In this simulation study, the vehicles’ parameters are selected as L_i = 4 m for i = 0, 1, 2, 3, τ₀ = 0.20 s, τ₁ = 0.25 s, τ₂ = 0.20 s, τ₃ = 0.25 s and δ_d = 2 m. Note that the subscript “0” represents the leading vehicle and the others represent the following vehicles. For the wireless channels which link the vehicles to the remote monitoring layer, the observation matrix C is chosen as a nine-order identity. Moreover, the PD-type CACC controllers are calculated by the method in [12] and the controllers’ gains are selected as K₁ = [0.2284, 0.7740, 0.1961], K₂ = [0.2181, 0.7456, 0.1466] and K₃ = [0.2360, 0.8084, 0.2280]. In addition, the simulation scenario is initialized such the case that the leading vehicle is running at the position of 40 m with the velocity of 20 m/s. Because the leading vehicle is running with the constant velocity, the motion state-space model of the leading vehicle is given as:

$$\left[\begin{array}{c}{\dot{z}}_0(t)\\ {\dot{v}}_0(t)\\ {\dot{a}}_0(t)\end{array}\right]=\left[\begin{array}{ccc}0& 1& 0\\ 0& 0& 1\\ 0& 0& 0\end{array}\right]\left[\begin{array}{c}{z}_0(t)\\ v_0(t)\\ a_0(t)\end{array}\right]$$

(26)

where z₀, v₀ and a₀ represents the absolute position, velocity and acceleration of the leading vehicle. The matrix G in (11) is calculated through the leading vehicle’s states. At the initial time instant, the three following vehicles stop at the position of 25 m, 10 m and 0 m, and the velocity and acceleration are zero, that is, x(0) = [25, 0, 0, 10, 0, 0, 0, 0, 0]^T. Because the number of the states of the vehicle CACC system is 9, then the number of measurements of the system is selected at least as M = 9.

In the simulation experiment, it is assumed that attackers want to maliciously interfere with the normal operation of the remote monitoring platform of the intelligent connected vehicle system. Hence, they randomly attack the data packets in the remote monitoring networks. In this scene, it is assumed that the second following-vehicle is under attacking. The data delivered to the monitoring platform is injected by the false data from malicious attackers, which is shown in Figure 2. Note that this attack is launched randomly to the three states of this vehicle in this study. It is observed from Figure 2 that the three states of this vehicle are attacked and the other vehicles’ states are not attacked. In Figure 2, the red dashed and dot-dashed lines represent the real and the attacked states of the following vehicles, respectively. Then we use the presented secure state estimate method to estimate the real states of the vehicle platoon. The secure state estimate results are shown in Figure 3, Figure 4 and Figure 5.

In order to clearly analyze the results on secure state estimation of the vehicle CACC system, we use the spacing, relative velocity and acceleration profiles of the adjacent two vehicles to replace the absolute position, velocity and acceleration profiles. Hence, the subplots (a) of Figure 3, Figure 4 and Figure 5 represent the 1st two-car’s inter-vehicle distance, relative velocity and relative acceleration profiles, respectively, and subplots (b) and (c) represent the 2nd two-cars’ and the 3rd two-cars’, respectively.
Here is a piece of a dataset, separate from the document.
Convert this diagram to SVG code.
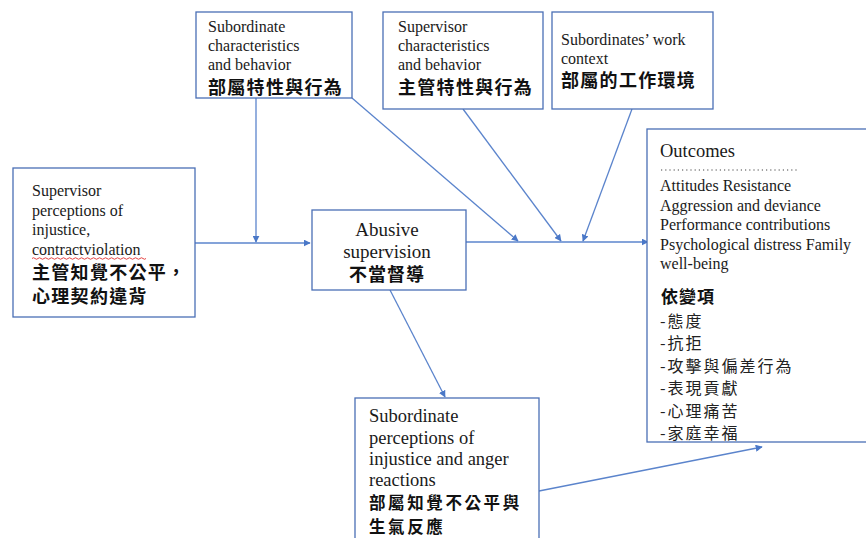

Note that the second following-vehicle is under attacking and the ranges of attack are as shown in Figure 2. As the CACC system (11) used in the remote monitoring platform is dependent on the inter-vehicle distance, relative velocity and acceleration between adjacent vehicles, the monitoring motion states of the third following-vehicle are also negatively, indirectly affected by the attack launched to the second following-vehicle. Hence, in Figure 3, Figure 4 and Figure 5, the 2nd and 3rd two-cars’ green dot-dashed lines are different from the 1st two-cars’, which represent the values after attacking.

It is observed from Figure 3, Figure 4 and Figure 5 that the red dashed lines and the blue dotted lines almost coincide, where the two sets of lines represent the real states and the estimated motion states of the vehicle CACC system, respectively. The estimated motion states of the vehicle CACC system are calculated from the attacked states by applying the proposed secure state estimation method. In other words, the motion states of the vehicle CACC system are estimated successfully in the context that the states of the second following-vehicle are under attacking randomly. Note that the attack launched here is hidden in the sense that it is intermittent to inject false data to the states of the second following-vehicle and the number of the attacked states is limited and may change over the time. Hence, the simulation results illustrate the effectiveness of the proposed secure state estimation method for remote monitoring of intelligent connected vehicle systems under the false data injection attack. The proposed estimation method increases the resilient ability of the remote monitoring platform of connected vehicles against to cyber-attack.

5. Conclusions

In this paper, we considered the false data injection attack on the wireless networks of intelligent connected vehicle systems and presented the secure state estimation method to reconstruct the motion states of the connected and networked vehicles equipped with the CACC systems. Applying the principle of compressed sensing, the optimization-based state estimation method was proposed to reconstruct the initial state of the vehicle. The simulation results demonstrated the effectiveness of the secure state estimation approach for remote monitoring motion of connected vehicles against to the false data injection attack. In the future, distributed secure state estimation with consideration of process and measurement noises is the pursuing work in order to more effectively reconstruct the motion states of connected vehicles against to cyber-attacks.